Task brief |
Locate the lines of the listing below that hold "script", then copy each of them.

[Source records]
· · · ·
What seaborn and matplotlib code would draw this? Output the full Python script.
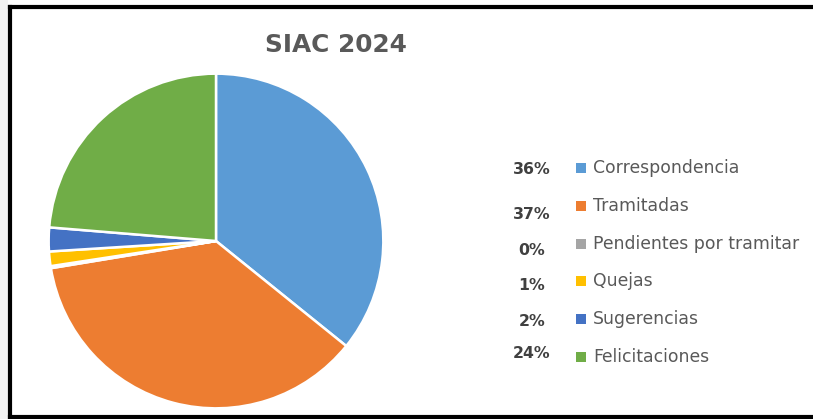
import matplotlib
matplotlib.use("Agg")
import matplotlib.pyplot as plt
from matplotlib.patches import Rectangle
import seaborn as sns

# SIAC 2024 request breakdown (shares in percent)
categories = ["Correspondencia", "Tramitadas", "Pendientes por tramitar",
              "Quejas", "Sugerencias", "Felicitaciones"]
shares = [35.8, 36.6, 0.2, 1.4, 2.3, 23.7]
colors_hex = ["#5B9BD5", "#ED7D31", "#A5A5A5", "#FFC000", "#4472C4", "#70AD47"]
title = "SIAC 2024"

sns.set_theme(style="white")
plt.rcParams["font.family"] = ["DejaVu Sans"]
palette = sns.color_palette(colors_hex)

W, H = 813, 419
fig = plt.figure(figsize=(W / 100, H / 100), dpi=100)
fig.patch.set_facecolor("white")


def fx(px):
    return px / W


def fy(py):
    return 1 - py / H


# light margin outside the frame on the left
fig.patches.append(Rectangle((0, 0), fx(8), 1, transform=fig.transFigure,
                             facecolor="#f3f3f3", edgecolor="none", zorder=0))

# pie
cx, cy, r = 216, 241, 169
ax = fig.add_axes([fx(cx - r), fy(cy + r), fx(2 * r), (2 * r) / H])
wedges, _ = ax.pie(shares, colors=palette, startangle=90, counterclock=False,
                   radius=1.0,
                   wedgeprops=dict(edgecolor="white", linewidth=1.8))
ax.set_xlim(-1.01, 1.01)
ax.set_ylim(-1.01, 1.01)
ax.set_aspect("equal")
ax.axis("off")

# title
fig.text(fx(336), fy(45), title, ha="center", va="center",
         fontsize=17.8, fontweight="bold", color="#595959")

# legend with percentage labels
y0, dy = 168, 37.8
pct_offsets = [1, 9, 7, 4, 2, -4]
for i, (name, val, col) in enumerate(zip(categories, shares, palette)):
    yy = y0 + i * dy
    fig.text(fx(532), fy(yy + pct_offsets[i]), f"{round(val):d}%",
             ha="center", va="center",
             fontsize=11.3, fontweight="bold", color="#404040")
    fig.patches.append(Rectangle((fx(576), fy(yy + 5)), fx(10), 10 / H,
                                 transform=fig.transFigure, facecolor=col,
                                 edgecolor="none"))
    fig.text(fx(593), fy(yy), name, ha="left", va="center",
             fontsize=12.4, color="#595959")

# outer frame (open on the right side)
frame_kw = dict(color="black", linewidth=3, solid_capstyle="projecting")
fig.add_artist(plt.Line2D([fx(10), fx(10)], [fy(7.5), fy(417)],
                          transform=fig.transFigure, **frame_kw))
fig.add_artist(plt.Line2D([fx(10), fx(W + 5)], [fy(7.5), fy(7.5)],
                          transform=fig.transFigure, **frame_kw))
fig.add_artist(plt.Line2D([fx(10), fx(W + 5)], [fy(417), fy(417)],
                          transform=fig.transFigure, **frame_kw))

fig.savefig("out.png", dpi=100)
· · · ·
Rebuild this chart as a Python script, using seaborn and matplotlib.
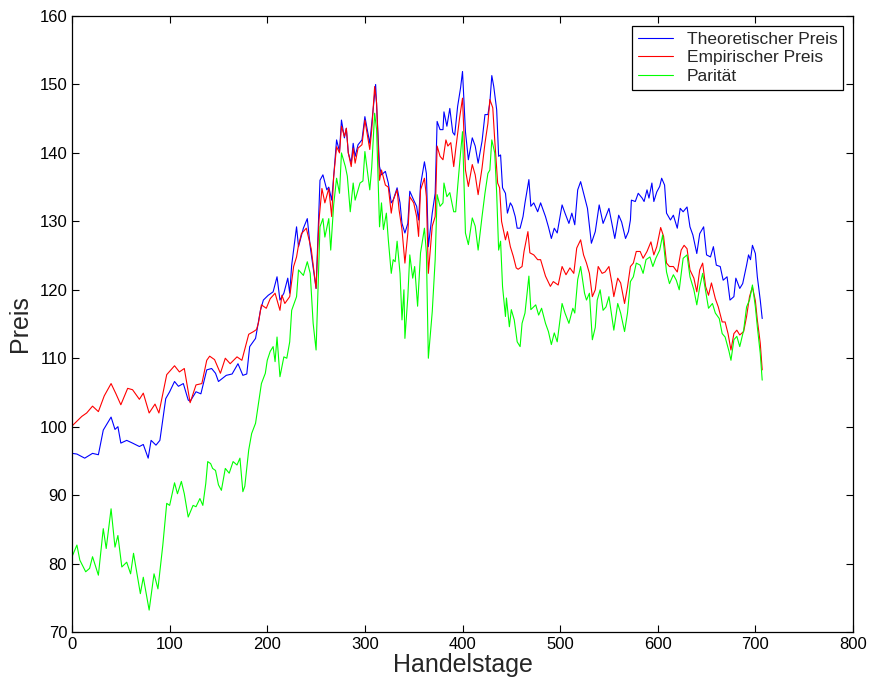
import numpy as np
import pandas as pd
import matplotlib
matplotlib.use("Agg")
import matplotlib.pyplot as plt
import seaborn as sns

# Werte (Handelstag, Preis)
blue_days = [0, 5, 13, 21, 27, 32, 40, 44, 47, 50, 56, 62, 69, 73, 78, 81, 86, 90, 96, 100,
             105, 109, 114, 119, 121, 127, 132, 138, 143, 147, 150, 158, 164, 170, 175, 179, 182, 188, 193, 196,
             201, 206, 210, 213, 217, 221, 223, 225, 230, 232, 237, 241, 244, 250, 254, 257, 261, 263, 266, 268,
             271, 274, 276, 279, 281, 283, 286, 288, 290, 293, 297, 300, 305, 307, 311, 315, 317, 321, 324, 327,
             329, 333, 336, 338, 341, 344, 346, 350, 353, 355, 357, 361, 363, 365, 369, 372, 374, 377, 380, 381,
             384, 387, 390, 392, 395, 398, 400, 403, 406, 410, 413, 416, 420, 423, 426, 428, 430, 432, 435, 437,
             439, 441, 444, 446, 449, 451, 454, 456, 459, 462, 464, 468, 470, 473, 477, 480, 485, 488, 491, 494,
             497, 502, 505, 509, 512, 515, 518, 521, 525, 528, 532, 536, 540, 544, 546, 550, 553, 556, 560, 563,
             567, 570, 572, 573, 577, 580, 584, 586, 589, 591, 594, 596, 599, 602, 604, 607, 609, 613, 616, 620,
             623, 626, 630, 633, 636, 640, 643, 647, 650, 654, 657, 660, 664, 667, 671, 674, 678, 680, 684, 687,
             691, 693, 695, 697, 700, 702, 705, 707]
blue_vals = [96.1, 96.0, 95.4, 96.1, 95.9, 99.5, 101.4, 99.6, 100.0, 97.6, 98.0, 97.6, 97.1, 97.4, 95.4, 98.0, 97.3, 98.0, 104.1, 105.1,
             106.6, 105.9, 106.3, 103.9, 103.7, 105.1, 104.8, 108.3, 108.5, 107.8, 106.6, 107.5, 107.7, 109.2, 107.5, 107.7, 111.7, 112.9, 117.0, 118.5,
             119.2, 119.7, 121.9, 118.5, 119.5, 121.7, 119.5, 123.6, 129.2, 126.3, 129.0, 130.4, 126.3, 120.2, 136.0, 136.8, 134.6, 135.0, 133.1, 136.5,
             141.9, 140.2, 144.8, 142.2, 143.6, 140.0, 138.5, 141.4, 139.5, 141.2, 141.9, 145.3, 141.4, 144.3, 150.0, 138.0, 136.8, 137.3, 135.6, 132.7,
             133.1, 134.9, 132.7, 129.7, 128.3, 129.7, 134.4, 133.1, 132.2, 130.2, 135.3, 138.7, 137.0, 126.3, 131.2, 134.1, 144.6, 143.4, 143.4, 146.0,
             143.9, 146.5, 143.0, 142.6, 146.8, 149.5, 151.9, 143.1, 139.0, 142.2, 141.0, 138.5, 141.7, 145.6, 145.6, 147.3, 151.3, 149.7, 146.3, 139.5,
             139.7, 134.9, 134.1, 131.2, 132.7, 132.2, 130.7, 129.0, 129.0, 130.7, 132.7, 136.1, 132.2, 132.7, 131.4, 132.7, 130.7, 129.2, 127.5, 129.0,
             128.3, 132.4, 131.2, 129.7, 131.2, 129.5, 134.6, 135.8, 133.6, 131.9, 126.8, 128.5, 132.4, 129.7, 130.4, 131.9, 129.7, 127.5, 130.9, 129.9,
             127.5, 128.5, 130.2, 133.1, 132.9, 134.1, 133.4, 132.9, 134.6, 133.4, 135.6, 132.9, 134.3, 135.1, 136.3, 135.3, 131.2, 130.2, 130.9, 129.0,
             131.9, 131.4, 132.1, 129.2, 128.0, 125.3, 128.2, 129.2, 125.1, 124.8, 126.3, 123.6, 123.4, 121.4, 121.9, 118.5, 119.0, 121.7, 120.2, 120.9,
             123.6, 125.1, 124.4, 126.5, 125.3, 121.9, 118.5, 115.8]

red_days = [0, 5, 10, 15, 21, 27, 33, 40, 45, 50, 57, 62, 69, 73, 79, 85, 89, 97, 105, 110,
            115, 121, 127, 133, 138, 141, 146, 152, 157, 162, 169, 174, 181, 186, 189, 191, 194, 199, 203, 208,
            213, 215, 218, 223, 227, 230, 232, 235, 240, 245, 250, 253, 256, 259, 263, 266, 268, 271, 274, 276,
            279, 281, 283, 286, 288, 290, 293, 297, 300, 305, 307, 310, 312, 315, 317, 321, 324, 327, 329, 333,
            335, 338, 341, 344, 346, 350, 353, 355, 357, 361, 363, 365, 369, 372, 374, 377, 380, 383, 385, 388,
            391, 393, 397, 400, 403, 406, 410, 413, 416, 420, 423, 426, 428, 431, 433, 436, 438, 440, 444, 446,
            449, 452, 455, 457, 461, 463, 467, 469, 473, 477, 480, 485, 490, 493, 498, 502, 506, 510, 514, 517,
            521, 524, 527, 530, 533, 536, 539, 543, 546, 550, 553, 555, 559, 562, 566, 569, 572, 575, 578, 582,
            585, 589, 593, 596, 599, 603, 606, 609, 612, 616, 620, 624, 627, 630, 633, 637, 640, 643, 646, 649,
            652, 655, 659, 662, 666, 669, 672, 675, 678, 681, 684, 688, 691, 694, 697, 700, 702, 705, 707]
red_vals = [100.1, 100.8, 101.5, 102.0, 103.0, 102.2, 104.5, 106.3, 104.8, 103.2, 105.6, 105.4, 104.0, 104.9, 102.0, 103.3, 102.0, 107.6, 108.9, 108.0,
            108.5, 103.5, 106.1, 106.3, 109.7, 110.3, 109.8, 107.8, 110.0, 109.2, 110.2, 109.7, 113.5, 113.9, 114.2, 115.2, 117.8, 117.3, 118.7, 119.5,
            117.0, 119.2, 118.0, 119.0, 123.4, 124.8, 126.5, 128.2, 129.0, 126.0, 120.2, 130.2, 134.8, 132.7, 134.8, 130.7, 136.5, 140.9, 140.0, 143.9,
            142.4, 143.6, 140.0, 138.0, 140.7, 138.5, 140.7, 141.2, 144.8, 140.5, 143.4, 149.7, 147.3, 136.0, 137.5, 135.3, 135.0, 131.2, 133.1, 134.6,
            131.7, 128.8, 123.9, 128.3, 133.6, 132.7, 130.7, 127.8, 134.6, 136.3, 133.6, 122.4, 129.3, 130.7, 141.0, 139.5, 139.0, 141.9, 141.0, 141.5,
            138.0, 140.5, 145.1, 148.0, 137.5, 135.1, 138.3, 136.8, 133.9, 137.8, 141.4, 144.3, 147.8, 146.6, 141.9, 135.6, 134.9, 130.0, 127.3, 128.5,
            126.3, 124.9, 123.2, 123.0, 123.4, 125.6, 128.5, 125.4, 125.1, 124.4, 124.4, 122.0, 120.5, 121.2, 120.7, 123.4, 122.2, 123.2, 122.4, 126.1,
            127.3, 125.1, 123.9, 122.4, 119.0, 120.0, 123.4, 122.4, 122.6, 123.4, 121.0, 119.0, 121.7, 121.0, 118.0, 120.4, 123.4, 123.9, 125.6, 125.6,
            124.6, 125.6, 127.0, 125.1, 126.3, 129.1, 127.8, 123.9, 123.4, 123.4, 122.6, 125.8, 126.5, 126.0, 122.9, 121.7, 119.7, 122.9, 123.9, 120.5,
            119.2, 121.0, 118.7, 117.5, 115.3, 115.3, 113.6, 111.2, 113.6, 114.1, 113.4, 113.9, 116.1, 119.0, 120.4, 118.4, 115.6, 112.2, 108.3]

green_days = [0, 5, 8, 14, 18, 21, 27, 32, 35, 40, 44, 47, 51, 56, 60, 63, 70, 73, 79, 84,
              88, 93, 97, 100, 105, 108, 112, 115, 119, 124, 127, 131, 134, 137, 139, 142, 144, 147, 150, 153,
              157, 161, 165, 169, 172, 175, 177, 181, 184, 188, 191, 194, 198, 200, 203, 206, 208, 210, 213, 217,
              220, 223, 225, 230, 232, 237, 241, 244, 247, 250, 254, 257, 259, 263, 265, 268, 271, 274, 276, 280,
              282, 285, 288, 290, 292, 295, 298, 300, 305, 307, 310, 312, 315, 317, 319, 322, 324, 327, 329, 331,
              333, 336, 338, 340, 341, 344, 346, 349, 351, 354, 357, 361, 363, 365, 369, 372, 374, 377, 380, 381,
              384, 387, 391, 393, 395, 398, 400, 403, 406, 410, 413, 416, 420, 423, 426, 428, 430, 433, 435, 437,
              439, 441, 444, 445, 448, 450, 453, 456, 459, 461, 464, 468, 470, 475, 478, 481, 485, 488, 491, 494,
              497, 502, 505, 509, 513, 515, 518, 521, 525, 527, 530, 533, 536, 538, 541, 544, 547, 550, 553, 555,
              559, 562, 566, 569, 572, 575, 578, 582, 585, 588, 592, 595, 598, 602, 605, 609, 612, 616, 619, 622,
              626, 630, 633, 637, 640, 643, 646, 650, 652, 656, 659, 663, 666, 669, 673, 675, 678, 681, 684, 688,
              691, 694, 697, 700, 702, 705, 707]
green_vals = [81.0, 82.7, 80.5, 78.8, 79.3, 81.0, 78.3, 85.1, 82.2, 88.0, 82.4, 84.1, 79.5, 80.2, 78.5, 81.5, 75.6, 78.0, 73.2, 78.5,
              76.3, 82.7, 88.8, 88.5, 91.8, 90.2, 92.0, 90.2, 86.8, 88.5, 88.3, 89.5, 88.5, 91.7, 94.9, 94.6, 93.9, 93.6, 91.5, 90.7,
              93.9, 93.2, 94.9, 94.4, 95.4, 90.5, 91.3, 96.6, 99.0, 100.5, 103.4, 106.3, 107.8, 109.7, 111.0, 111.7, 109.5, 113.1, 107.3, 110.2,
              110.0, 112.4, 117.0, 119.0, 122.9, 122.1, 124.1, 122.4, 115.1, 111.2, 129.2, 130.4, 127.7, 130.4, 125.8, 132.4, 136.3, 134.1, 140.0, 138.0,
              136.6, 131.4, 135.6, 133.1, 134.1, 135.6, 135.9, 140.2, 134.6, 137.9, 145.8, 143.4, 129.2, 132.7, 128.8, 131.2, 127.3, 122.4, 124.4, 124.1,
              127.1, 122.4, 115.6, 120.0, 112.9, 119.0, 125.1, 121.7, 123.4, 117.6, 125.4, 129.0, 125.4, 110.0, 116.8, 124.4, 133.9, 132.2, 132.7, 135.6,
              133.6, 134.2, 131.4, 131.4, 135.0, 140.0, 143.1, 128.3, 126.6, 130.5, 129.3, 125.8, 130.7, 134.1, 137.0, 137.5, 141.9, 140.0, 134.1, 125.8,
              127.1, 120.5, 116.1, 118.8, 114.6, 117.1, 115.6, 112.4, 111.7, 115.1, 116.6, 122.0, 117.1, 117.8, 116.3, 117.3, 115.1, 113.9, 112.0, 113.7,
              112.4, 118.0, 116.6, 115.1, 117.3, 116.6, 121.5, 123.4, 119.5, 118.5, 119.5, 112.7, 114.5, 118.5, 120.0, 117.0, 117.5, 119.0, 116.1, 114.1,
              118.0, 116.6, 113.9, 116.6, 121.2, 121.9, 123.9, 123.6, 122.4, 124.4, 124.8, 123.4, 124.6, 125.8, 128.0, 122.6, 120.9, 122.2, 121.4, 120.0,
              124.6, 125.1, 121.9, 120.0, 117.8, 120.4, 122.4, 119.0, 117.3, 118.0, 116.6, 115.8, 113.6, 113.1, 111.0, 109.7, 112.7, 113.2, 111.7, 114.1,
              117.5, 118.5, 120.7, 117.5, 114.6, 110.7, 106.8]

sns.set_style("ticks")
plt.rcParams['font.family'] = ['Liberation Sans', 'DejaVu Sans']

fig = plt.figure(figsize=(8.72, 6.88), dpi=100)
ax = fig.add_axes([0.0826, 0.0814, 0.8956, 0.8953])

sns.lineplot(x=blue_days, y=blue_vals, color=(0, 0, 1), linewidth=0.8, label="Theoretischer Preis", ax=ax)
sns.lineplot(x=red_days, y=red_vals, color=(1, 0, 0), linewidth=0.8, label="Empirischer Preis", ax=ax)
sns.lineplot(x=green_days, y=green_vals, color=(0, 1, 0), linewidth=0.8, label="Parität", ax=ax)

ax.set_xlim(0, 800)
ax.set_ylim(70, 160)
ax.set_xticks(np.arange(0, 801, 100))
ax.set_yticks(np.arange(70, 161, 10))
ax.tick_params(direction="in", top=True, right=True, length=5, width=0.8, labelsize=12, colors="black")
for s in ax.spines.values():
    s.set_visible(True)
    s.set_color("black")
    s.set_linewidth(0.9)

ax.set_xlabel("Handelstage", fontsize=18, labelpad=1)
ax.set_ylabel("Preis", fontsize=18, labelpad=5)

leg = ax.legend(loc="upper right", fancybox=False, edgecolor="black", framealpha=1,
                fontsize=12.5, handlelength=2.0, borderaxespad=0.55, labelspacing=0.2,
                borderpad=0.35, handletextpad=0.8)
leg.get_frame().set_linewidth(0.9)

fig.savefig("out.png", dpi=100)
· · · ·
Exercise solution |
What seaborn and matplotlib code would draw this? Output the full Python script.
Rebuild this chart as a Python script, using seaborn and matplotlib.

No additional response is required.